Below is a listing to write out in full, exactly as given, without its pictures.
##############################
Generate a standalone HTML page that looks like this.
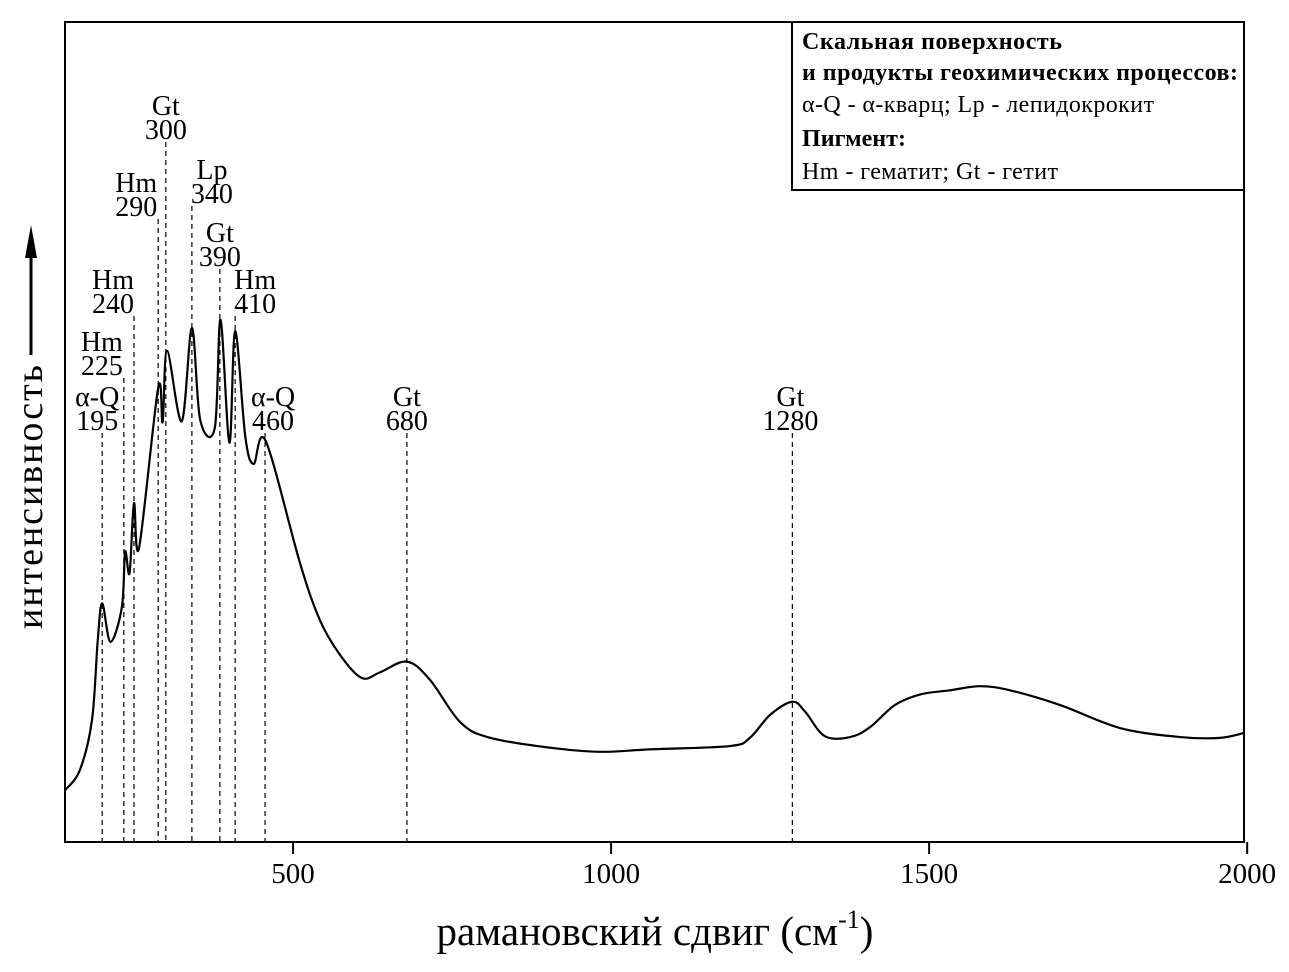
<!DOCTYPE html>
<html><head><meta charset="utf-8"><style>
html,body{margin:0;padding:0;background:#fff}
svg{display:block;font-family:"Liberation Serif",serif}
</style></head><body>
<svg width="1289" height="972" viewBox="0 0 1289 972">
<rect x="65" y="22" width="1179" height="820" fill="none" stroke="#000" stroke-width="2"/>
<g id="ticks"></g>
<g id="peaks"></g>
<path id="spectrum" fill="none" stroke="#000" stroke-width="2.2"/>
<g>
<rect x="792" y="22" width="452" height="168" fill="#fff" stroke="#000" stroke-width="2"/>
<text x="802" y="49" font-size="24" font-weight="bold" textLength="260">Скальная поверхность</text>
<text x="802" y="80" font-size="24" font-weight="bold" textLength="436">и продукты геохимических процессов:</text>
<text x="802" y="112" font-size="24" textLength="352">α-Q - α-кварц; Lp - лепидокрокит</text>
<text x="802" y="146" font-size="24" font-weight="bold" textLength="104">Пигмент:</text>
<text x="802" y="179" font-size="24" textLength="256">Hm - гематит; Gt - гетит</text>
</g>
<g>
<text transform="translate(42,497) rotate(-90)" text-anchor="middle" font-size="38" textLength="264">интенсивность</text>
<line x1="31" y1="355" x2="31" y2="250" stroke="#000" stroke-width="3"/>
<polygon points="31,225 25,258 37,258" fill="#000"/>
</g>
<text x="655" y="945" text-anchor="middle" font-size="41">рамановский сдвиг (см<tspan font-size="26" dy="-17">-1</tspan><tspan dy="17">)</tspan></text>
</svg>
<script>
const specX=[141.5,165,184,193,200,213,231,236,243,250,258,288,295,302,325,341,354,377,386,400,409,425,438,457,511,542,574,608,637,679,715,763,810,904,983,1061,1187,1218,1250,1285,1305,1336,1376,1407,1446,1486,1533,1580,1627,1706,1800,1895,1957,1995];
const specY=[6.3,8.8,14.9,24.6,29.1,24.4,28.7,35.4,32.8,41.3,35.9,55.4,51.2,59.9,51.3,62.7,51.5,50.5,63.7,48.7,62.3,49.4,46.1,48.9,34,27.1,22.8,20,20.7,22,19.8,14.6,12.7,11.5,11,11.3,11.7,12.7,15.5,17.1,15.9,12.9,12.8,14,16.7,18,18.5,19,18.5,16.7,13.9,12.8,12.7,13.3];
const tickVals=[500,1000,1500,2000];
const tickLabels=["500","1000","1500","2000"];
const peakPos=[200,234,250,288,300,341,385,409,456,679,1285];
const peakNames=["α-Q","Hm","Hm","Hm","Gt","Lp","Gt","Hm","α-Q","Gt","Gt"];
const peakLabels=["195","225","240","290","300","340","390","410","460","680","1280"];
const peakLabelTop=[397,342,280,183,106,170,233,280,397,397,397];
const peakLabelDx=[-5,-22,-21,-22,0,20,0,20,8,0,-2];

const X0=65,X1=1244,Y0=842,Y1=22,xMin=141.5,xMax=1995,yMin=0,yMax=100;
const sx=v=>X0+(v-xMin)/(xMax-xMin)*(X1-X0);
const sy=v=>Y0-(v-yMin)/(yMax-yMin)*(Y0-Y1);
const NS="http://www.w3.org/2000/svg";
function mk(tag,attrs,parent){const e=document.createElementNS(NS,tag);for(const k in attrs)e.setAttribute(k,attrs[k]);parent.appendChild(e);return e;}

const pts=specX.map((x,i)=>[sx(x),sy(specY[i])]);
let d="M"+pts[0][0]+","+pts[0][1];
for(let i=0;i<pts.length-1;i++){
 const p0=pts[Math.max(0,i-1)],p1=pts[i],p2=pts[i+1],p3=pts[Math.min(pts.length-1,i+2)];
 const t=0.5/3;
 d+=" C"+(p1[0]+(p2[0]-p0[0])*t)+","+(p1[1]+(p2[1]-p0[1])*t)+" "+(p2[0]-(p3[0]-p1[0])*t)+","+(p2[1]-(p3[1]-p1[1])*t)+" "+p2[0]+","+p2[1];
}
document.getElementById('spectrum').setAttribute('d',d);

const tg=document.getElementById('ticks');
tickVals.forEach((v,i)=>{
 const l=mk('line',{x1:sx(v),x2:sx(v),y1:Y0,y2:Y0+12,stroke:'#000','stroke-width':2},tg);
 
 
 const t=mk('text',{x:sx(v),y:Y0+41,'text-anchor':'middle','font-size':29},tg);
 t.textContent=tickLabels[i];
 
 
});

const pg=document.getElementById('peaks');
peakPos.forEach((v,i)=>{
 const x=sx(v),top=peakLabelTop[i];
 const l=mk('line',{x1:x,x2:x,y1:top+36,y2:Y0,stroke:'#000','stroke-width':1.2,'stroke-dasharray':'5,4'},pg);
 
 
 const t1=mk('text',{x:x+peakLabelDx[i],y:top+9,'text-anchor':'middle','font-size':28},pg);
 t1.textContent=peakNames[i];
 
 
 const t2=mk('text',{x:x+peakLabelDx[i],y:top+33,'text-anchor':'middle','font-size':28},pg);
 t2.textContent=peakLabels[i];
 
 
});
</script>
</body></html>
##############################
Result of this task:
Generate a standalone HTML page that looks like this.
<!DOCTYPE html>
<html><head><meta charset="utf-8"><style>
html,body{margin:0;padding:0;background:#fff}
svg{display:block;font-family:"Liberation Serif",serif}
</style></head><body>
<svg width="1289" height="972" viewBox="0 0 1289 972">
<rect x="65" y="22" width="1179" height="820" fill="none" stroke="#000" stroke-width="2"/>
<g id="ticks"></g>
<g id="peaks"></g>
<path id="spectrum" fill="none" stroke="#000" stroke-width="2.2"/>
<g>
<rect x="792" y="22" width="452" height="168" fill="#fff" stroke="#000" stroke-width="2"/>
<text x="802" y="49" font-size="24" font-weight="bold" textLength="260">Скальная поверхность</text>
<text x="802" y="80" font-size="24" font-weight="bold" textLength="436">и продукты геохимических процессов:</text>
<text x="802" y="112" font-size="24" textLength="352">α-Q - α-кварц; Lp - лепидокрокит</text>
<text x="802" y="146" font-size="24" font-weight="bold" textLength="104">Пигмент:</text>
<text x="802" y="179" font-size="24" textLength="256">Hm - гематит; Gt - гетит</text>
</g>
<g>
<text transform="translate(42,497) rotate(-90)" text-anchor="middle" font-size="38" textLength="264">интенсивность</text>
<line x1="31" y1="355" x2="31" y2="250" stroke="#000" stroke-width="3"/>
<polygon points="31,225 25,258 37,258" fill="#000"/>
</g>
<text x="655" y="945" text-anchor="middle" font-size="41">рамановский сдвиг (см<tspan font-size="26" dy="-17">-1</tspan><tspan dy="17">)</tspan></text>
</svg>
<script>
const specX=[141.5,165,184,193,200,213,231,236,243,250,258,288,295,302,325,341,354,377,386,400,409,425,438,457,511,542,574,608,637,679,715,763,810,904,983,1061,1187,1218,1250,1285,1305,1336,1376,1407,1446,1486,1533,1580,1627,1706,1800,1895,1957,1995];
const specY=[6.3,8.8,14.9,24.6,29.1,24.4,28.7,35.4,32.8,41.3,35.9,55.4,51.2,59.9,51.3,62.7,51.5,50.5,63.7,48.7,62.3,49.4,46.1,48.9,34,27.1,22.8,20,20.7,22,19.8,14.6,12.7,11.5,11,11.3,11.7,12.7,15.5,17.1,15.9,12.9,12.8,14,16.7,18,18.5,19,18.5,16.7,13.9,12.8,12.7,13.3];
const tickVals=[500,1000,1500,2000];
const tickLabels=["500","1000","1500","2000"];
const peakPos=[200,234,250,288,300,341,385,409,456,679,1285];
const peakNames=["α-Q","Hm","Hm","Hm","Gt","Lp","Gt","Hm","α-Q","Gt","Gt"];
const peakLabels=["195","225","240","290","300","340","390","410","460","680","1280"];
const peakLabelTop=[397,342,280,183,106,170,233,280,397,397,397];
const peakLabelDx=[-5,-22,-21,-22,0,20,0,20,8,0,-2];

const X0=65,X1=1244,Y0=842,Y1=22,xMin=141.5,xMax=1995,yMin=0,yMax=100;
const sx=v=>X0+(v-xMin)/(xMax-xMin)*(X1-X0);
const sy=v=>Y0-(v-yMin)/(yMax-yMin)*(Y0-Y1);
const NS="http://www.w3.org/2000/svg";
function mk(tag,attrs,parent){const e=document.createElementNS(NS,tag);for(const k in attrs)e.setAttribute(k,attrs[k]);parent.appendChild(e);return e;}

const pts=specX.map((x,i)=>[sx(x),sy(specY[i])]);
let d="M"+pts[0][0]+","+pts[0][1];
for(let i=0;i<pts.length-1;i++){
 const p0=pts[Math.max(0,i-1)],p1=pts[i],p2=pts[i+1],p3=pts[Math.min(pts.length-1,i+2)];
 const t=0.5/3;
 d+=" C"+(p1[0]+(p2[0]-p0[0])*t)+","+(p1[1]+(p2[1]-p0[1])*t)+" "+(p2[0]-(p3[0]-p1[0])*t)+","+(p2[1]-(p3[1]-p1[1])*t)+" "+p2[0]+","+p2[1];
}
document.getElementById('spectrum').setAttribute('d',d);

const tg=document.getElementById('ticks');
tickVals.forEach((v,i)=>{
 const l=mk('line',{x1:sx(v),x2:sx(v),y1:Y0,y2:Y0+12,stroke:'#000','stroke-width':2},tg);
 
 
 const t=mk('text',{x:sx(v),y:Y0+41,'text-anchor':'middle','font-size':29},tg);
 t.textContent=tickLabels[i];
 
 
});

const pg=document.getElementById('peaks');
peakPos.forEach((v,i)=>{
 const x=sx(v),top=peakLabelTop[i];
 const l=mk('line',{x1:x,x2:x,y1:top+36,y2:Y0,stroke:'#000','stroke-width':1.2,'stroke-dasharray':'5,4'},pg);
 
 
 const t1=mk('text',{x:x+peakLabelDx[i],y:top+9,'text-anchor':'middle','font-size':28},pg);
 t1.textContent=peakNames[i];
 
 
 const t2=mk('text',{x:x+peakLabelDx[i],y:top+33,'text-anchor':'middle','font-size':28},pg);
 t2.textContent=peakLabels[i];
 
 
});
</script>
</body></html>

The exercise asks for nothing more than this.